Quisiera comenzar este texto con una pregunta aparentemente simple: ¿Qué es una banana? Según la Real Academia Española, el plátano es una “planta musácea”. Una definición breve que parece insuficiente para dar cuenta de la riqueza simbólica de este fruto. En efecto, la banana no solo es un alimento rico en potasio, sino también un producto que refleja la capacidad humana de intervenir en la naturaleza en beneficio propio. Las variedades que hoy conocemos, como la extinta Gros Michel y la vigente Cavendish, son el resultado de siglos de domesticación y selección artificial.

Pero, más allá de su dimensión biológica, cabe preguntarse: ¿Qué significa una banana en nuestras vidas? ¿Por qué puede cautivarnos un fruto aparentemente común? Estas preguntas adquieren relevancia si recordamos un acontecimiento que suscitó un intenso debate en torno al arte contemporáneo: la aparición de una banana pegada a la pared.

El filósofo Arthur Danto señalaba que una obra de arte no puede definirse únicamente por sus cualidades materiales, sino también por el contexto, la intención del artista y la interpretación que suscita. La célebre banana adherida con cinta en una galería no fue solo un objeto: fue un detonante de polémicas y reflexiones. Muchos espectadores reaccionaron con incredulidad: “¿Esto es arte?”. Otros, en cambio, celebraron la propuesta con entusiasmo. En ambos casos, la obra cumplía su cometido: provocar.

El fruto encintado, la Cavendish en cuestión se convirtió en un espejo. Reflejaba tanto la incredulidad de quienes consideraban el arte contemporáneo como una exageración conceptual, como la solemnidad excesiva de quienes pretendían otorgarle un significado trascendente sin comprenderlo del todo. Así, la banana parecía reírse de ambos bandos, recordándonos que el arte también puede ser absurdo, irónico y, en última instancia, un juego.

La pregunta persiste: ¿Qué representa esa banana? Podría entenderse como símbolo de la domesticación humana de la naturaleza, como crítica a la mercantilización del arte, como metáfora política de un objeto “sometido” por la cinta adhesiva, o incluso como una alegoría de la censura y el tabú alrededor de ciertos discursos. La polisemia es deliberada: cualquier intento de explicación, llevado al extremo, se torna absurdo.

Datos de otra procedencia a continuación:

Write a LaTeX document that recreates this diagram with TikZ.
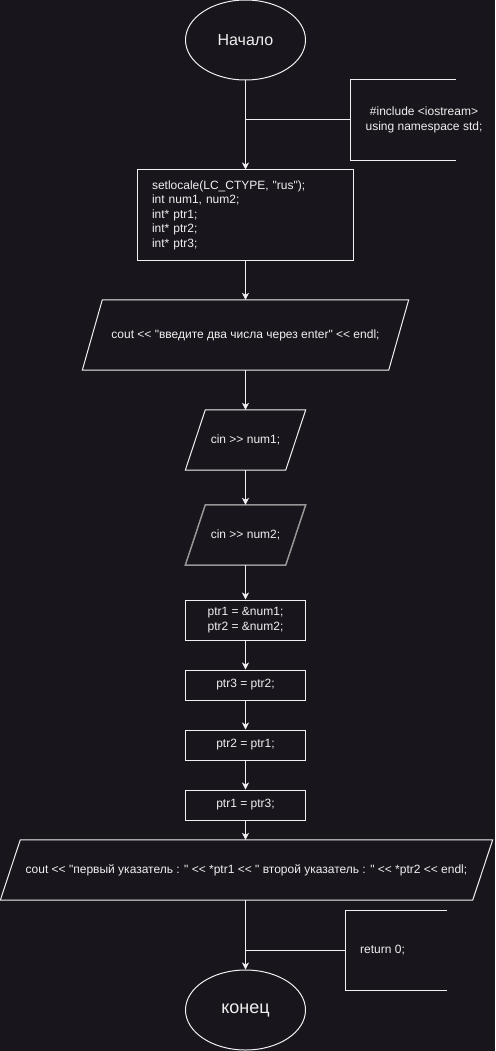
\documentclass[tikz,border=0pt]{standalone}
\usepackage{fontspec}
\setmainfont{Liberation Sans}[Ligatures=TeXOff]
\usetikzlibrary{arrows.meta,shapes.geometric,positioning}
\definecolor{bg}{RGB}{24,21,28}
\definecolor{fg}{RGB}{240,240,240}
\definecolor{selgray}{RGB}{150,150,150}
\begin{document}
\begin{tikzpicture}[x=1pt,y=-1pt,
  every node/.style={text=fg, inner sep=0pt, font=\fontsize{12}{14.5}\selectfont},
  line/.style={draw=fg, line width=1pt},
  arr/.style={line, -{Stealth[length=7pt,width=7pt,inset=2pt]}},
  term/.style={ellipse, line, minimum width=120pt, minimum height=80pt},
  proc/.style={rectangle, line, minimum height=30pt, minimum width=120pt, align=center},
  iobox/.style={rectangle, draw=none, align=center},
  skewed/.style={line, line join=miter}
]
\fill[bg] (0,0) rectangle (495,1051);
\useasboundingbox (0,0) rectangle (495,1051);

% nodes
\node[term, font=\fontsize{16}{19}\selectfont] (start) at (245.5,40) {Начало};

\node[proc, minimum width=216pt, minimum height=90pt, align=left, text width=187pt] (init) at (245.5,215)
  {setlocale(LC\_CTYPE, "rus");\\int num1, num2;\\int* ptr1;\\int* ptr2;\\int* ptr3;};

\node[iobox, minimum width=326pt, minimum height=70pt] (out1) at (245.5,335)
  {cout << "введите два числа через enter" << endl;};
\node[iobox, minimum width=120pt, minimum height=60pt] (in1) at (245.5,440) {cin >> num1;};
\node[iobox, minimum width=120pt, minimum height=60pt] (in2) at (245.5,535) {cin >> num2;};

\node[proc, minimum height=40pt] (p1) at (245.5,620) {ptr1 = \&num1;\\ptr2 = \&num2;};
\node[proc] (p2) at (245.5,685) {ptr3 = ptr2;};
\node[proc] (p3) at (245.5,745) {ptr2 = ptr1;};
\node[proc] (p4) at (245.5,805) {ptr1 = ptr3;};

\node[iobox, minimum width=492pt, minimum height=60pt] (out2) at (246.5,870)
  {cout << "первый указатель : " << *ptr1 << " второй указатель : " << *ptr2 << endl;};

\node[term, font=\fontsize{18}{21}\selectfont] (end) at (245.5,1010) {конец};

% parallelogram outlines
\foreach \n in {out1,in1,out2}{
  \draw[skewed] ([xshift=20pt]\n.north west) -- (\n.north east)
     -- ([xshift=-20pt]\n.south east) -- (\n.south west) -- cycle;
}
\draw[skewed, draw=selgray, line width=1.5pt] ([xshift=20pt]in2.north west) -- (in2.north east)
     -- ([xshift=-20pt]in2.south east) -- (in2.south west) -- cycle;

% annotations
\node[draw=none, minimum width=105pt, minimum height=80pt] (ann1) at (403.5,120) {};
\draw[line] (ann1.north east) -- (ann1.north west) -- (ann1.south west) -- (ann1.south east);
\node[align=center] (ann1t) at (424,120) {\#include <iostream>\\using namespace std;};
\coordinate (j1) at (245.5,120);
\draw[line] (ann1.west) -- (j1);

\node[draw=none, minimum width=101pt, minimum height=79pt] (ann2) at (396.5,950.5) {};
\draw[line] (ann2.north east) -- (ann2.north west) -- (ann2.south west) -- (ann2.south east);
\node[anchor=west] (ann2t) at (360,950) {return 0;};
\coordinate (j2) at (245.5,950.5);
\draw[line] (ann2.west) -- (j2);

% connectors
\draw[arr] (start) -- (init);
\draw[arr] (init) -- (out1);
\draw[arr] (out1) -- (in1);
\draw[arr] (in1) -- (in2);
\draw[arr] (in2) -- (p1);
\draw[arr] (p1) -- (p2);
\draw[arr] (p2) -- (p3);
\draw[arr] (p3) -- (p4);
\draw[arr] (p4) -- (p4 |- out2.north);
\draw[arr] (p4 |- out2.south) -- (end);
\end{tikzpicture}
\end{document}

Precisamente ahí radica la fuerza de la obra. La banana nos confronta con nuestra necesidad de encontrar significados, de racionalizar incluso lo que carece de lógica. Al hacerlo, pone en evidencia nuestra condición humana: criaturas que buscan sentido, aunque este no siempre exista. El Comediante, título de la obra, alude a esa dimensión lúdica y paródica.

Podría concluirse, entonces, que la banana pegada en la pared no es únicamente una provocación estética: es una invitación a reflexionar sobre la seriedad con que nos tomamos el arte, sobre el deseo de interpretar lo interpretable, y sobre la contradicción de considerar ridículo lo que, en el fondo, está diseñado para ridiculizarnos a nosotros.

En última instancia, no es más que una banana. Pero, como símbolo, es también mucho más: un recordatorio de lo absurdo de nuestra propia existencia y de la risa que, inevitablemente, acompaña a toda búsqueda de sentido.

En el nombre de Gros Michel, de Cavendish y del potasio, amén.